Llegamos. Días atrás el algoritmo me tiró el anuncio de Sombras, por supuesto, obra de la escritora y dramaturga argentina Romina Paula. La promoción de la misma está a cargo del elenco principal: Pilar Gamboa, Susana Pampín, ¡Esteban Bigliardi y Esteban Lamothe! Se conocen, pensé en voz alta y aguda solo en mi apartamento. De pronto, mi amigo perdido por más de 30 años estaba a menos de dos grados de separación. Claro, esto si me animaba a contactar a Esteban L. 

Se anticipa lo que vino, ¿cierto? Los detalles dan el tono: le escribí por privado a Esteban Lamothe, era la primera vez que le hablaba directamente, le conté la historia que leyeron ustedes más arriba, mochila, hostal de París, amistad con uno que le perdí rastro hace tres décadas hasta verlo en cine, promoción obra de teatro donde lo vi a él (Lamothe) y al otro él (Bigliardi). Como nunca lo había contactado personalmente y en sus redes tiene cientos de miles de followers, pensé que Esteban L., de hacerlo, respondería en un par de semanas. 

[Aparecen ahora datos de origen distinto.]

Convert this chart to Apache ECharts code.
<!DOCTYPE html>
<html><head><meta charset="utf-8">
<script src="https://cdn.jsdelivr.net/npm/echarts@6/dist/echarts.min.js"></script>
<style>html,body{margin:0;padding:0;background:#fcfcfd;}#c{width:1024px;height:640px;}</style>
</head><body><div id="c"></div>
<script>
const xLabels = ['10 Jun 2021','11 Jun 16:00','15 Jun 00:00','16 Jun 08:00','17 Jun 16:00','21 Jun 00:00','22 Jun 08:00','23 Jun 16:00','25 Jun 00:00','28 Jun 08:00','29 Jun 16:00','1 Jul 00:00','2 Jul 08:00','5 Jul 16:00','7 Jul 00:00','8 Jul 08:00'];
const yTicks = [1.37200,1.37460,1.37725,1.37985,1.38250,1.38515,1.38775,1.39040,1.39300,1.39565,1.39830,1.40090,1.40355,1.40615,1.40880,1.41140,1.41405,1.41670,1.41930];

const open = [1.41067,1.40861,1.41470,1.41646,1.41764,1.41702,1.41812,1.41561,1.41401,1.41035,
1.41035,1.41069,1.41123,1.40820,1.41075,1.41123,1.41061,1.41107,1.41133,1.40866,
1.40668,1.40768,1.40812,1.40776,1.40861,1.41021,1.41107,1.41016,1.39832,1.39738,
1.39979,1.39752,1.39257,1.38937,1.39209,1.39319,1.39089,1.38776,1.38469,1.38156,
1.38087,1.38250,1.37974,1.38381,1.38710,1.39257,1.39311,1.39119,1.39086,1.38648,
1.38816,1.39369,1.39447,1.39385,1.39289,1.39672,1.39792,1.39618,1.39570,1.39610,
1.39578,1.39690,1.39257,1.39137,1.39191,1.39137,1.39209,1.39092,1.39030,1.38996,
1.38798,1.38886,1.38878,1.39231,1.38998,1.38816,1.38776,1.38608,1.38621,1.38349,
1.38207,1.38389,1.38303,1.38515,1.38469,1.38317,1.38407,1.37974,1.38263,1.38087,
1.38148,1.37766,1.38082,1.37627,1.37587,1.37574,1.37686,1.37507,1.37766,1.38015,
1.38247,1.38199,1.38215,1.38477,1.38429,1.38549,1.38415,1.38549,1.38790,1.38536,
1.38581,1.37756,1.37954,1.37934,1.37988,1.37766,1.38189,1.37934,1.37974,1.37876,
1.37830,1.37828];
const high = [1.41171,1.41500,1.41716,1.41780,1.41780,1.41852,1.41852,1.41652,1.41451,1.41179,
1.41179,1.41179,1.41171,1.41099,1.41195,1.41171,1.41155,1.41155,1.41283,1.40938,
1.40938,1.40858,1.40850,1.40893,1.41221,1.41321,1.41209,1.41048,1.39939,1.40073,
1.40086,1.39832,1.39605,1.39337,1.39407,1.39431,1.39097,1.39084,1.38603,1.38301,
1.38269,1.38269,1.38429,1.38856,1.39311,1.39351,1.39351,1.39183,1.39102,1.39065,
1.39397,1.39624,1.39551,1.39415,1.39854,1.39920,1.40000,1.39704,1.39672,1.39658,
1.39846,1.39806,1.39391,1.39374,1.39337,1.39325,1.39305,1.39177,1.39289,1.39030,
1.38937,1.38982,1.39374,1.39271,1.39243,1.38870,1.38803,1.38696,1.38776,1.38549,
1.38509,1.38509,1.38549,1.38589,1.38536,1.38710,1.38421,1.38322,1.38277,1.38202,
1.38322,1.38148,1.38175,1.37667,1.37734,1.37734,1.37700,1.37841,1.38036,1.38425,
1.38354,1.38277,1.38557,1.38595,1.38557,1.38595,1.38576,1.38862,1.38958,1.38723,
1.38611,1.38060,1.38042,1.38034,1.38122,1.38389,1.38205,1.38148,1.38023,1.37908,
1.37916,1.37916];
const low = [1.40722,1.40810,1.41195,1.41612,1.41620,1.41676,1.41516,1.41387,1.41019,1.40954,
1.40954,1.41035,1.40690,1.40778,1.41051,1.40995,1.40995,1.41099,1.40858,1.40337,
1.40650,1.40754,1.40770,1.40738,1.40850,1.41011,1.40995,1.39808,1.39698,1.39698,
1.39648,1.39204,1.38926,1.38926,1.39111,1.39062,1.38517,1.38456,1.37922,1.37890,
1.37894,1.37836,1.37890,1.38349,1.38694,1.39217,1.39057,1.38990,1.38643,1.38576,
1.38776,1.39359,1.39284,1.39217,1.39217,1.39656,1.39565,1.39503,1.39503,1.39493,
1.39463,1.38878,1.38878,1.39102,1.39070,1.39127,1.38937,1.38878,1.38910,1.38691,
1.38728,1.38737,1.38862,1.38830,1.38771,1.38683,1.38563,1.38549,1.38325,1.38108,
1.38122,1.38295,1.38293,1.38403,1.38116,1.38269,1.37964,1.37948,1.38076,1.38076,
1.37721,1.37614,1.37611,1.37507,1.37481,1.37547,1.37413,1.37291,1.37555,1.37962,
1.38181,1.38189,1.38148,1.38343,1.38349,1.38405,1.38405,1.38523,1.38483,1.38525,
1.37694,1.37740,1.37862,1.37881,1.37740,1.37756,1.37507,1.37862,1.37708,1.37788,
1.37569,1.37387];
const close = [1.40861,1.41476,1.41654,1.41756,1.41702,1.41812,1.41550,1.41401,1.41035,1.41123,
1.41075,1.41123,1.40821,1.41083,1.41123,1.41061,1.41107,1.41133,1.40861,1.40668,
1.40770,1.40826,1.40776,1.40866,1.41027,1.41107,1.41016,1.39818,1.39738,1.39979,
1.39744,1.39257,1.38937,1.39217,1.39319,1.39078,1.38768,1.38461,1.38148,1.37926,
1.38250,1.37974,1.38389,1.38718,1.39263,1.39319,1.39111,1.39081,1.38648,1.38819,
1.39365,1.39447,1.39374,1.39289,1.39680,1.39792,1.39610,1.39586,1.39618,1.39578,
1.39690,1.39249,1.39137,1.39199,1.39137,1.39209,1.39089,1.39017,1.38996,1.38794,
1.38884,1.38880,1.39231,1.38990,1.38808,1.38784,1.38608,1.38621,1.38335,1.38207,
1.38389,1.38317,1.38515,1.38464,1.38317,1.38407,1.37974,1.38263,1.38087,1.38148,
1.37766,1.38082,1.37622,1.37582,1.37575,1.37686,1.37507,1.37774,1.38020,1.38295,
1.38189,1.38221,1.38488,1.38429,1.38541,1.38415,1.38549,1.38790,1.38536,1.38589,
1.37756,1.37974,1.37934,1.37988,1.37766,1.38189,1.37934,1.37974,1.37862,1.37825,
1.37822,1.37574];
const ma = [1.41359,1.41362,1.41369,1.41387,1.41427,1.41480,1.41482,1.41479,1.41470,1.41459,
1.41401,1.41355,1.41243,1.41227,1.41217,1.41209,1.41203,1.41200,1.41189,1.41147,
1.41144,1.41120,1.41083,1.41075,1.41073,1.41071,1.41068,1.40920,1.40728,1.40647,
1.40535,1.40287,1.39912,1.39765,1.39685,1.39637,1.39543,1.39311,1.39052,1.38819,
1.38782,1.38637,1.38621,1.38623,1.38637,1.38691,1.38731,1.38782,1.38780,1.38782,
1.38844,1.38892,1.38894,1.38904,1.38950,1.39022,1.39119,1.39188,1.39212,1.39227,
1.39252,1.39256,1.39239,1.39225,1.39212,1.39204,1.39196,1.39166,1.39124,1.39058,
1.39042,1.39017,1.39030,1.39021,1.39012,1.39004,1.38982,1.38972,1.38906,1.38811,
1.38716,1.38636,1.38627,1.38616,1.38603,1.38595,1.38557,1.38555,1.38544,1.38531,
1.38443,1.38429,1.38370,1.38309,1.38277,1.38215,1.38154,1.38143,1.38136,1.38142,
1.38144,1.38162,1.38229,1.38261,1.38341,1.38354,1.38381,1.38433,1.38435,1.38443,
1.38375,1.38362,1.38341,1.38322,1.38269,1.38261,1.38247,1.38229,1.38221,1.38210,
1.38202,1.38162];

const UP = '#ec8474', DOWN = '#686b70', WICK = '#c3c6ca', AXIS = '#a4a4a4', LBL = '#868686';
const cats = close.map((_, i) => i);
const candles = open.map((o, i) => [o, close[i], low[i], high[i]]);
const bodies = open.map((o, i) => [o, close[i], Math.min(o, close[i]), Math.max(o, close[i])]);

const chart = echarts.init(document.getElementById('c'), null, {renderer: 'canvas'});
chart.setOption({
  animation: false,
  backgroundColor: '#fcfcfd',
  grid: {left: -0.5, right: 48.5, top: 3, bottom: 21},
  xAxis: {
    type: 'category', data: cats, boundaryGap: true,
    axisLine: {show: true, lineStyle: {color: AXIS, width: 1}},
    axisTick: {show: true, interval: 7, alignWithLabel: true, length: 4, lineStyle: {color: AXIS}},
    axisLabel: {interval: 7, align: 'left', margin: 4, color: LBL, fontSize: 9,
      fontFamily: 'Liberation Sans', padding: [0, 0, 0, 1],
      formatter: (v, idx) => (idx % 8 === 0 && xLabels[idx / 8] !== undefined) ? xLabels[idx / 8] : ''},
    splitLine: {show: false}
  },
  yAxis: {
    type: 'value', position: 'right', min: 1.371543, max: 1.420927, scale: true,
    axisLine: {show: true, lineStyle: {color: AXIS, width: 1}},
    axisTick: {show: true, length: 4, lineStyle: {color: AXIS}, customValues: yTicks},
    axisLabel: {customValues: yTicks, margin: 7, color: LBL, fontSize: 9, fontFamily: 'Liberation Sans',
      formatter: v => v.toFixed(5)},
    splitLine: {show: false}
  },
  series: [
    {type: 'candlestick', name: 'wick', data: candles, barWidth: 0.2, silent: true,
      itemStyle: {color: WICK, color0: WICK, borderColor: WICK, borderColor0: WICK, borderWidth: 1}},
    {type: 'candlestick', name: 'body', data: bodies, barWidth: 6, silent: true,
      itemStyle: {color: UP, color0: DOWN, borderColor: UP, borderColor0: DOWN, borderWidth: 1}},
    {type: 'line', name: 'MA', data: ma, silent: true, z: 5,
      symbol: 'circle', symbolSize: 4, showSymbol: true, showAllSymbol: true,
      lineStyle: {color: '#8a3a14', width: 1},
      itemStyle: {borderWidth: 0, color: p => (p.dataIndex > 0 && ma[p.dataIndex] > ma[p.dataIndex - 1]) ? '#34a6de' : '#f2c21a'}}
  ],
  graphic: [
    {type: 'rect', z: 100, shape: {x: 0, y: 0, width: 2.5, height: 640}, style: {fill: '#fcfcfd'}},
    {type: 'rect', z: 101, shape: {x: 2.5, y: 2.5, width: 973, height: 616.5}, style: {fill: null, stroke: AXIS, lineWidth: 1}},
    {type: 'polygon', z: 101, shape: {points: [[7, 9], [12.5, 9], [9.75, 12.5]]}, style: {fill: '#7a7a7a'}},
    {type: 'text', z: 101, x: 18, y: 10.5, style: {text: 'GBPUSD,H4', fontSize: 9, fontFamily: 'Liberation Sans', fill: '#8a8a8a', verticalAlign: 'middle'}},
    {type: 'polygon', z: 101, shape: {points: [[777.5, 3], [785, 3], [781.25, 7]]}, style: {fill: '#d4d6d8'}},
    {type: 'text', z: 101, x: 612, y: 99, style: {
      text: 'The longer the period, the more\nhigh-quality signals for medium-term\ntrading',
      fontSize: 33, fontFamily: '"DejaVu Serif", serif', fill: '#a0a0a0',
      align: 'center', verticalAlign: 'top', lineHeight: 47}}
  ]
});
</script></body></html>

Sin embargo, Esteban L. contestó apenas unas horas después por mensaje de audio que celebré porque me habilitaba a hacer lo mismo y yo escribo lento en el celular, tengo dedos gordos, visión deteriorada y, en buena parte de la vida, una tendencia general al esfuerzo mínimo. En el audio agradeció la anécdota y señaló la coincidencia de que hacía poco, en una librería pequeña en Bariloche regentada por una poeta, había encontrado un libro mío "de una editorial chilena” (es el sello Overol) y que se lo había regalado a su novia. Me contó también que la amistad con Bigliardi viene de tiempo atrás, son parte de una compañía de teatro, trabajaron de meseros en Puerto Madero hace años. Cosas así. 

Un día después, en otro audio, confirmó haberle transmitido todo a Bigliardi, me compartió sus saludos, celebración y promesa de tratar de vernos si volvía a Buenos Aires. El ciclo, aleatorio pero ciclo al fin, se había cerrado. 

O más o menos. El martes anterior cayó del cielo la noticia de haber sido seleccionado para una residencia de escritura (REM) en el MALBA, voy para allá a finales de abril: somos tres amigos prontos a reunirnos. Estamos listos, no habrá heridos, vamos a asaltar una farmacia.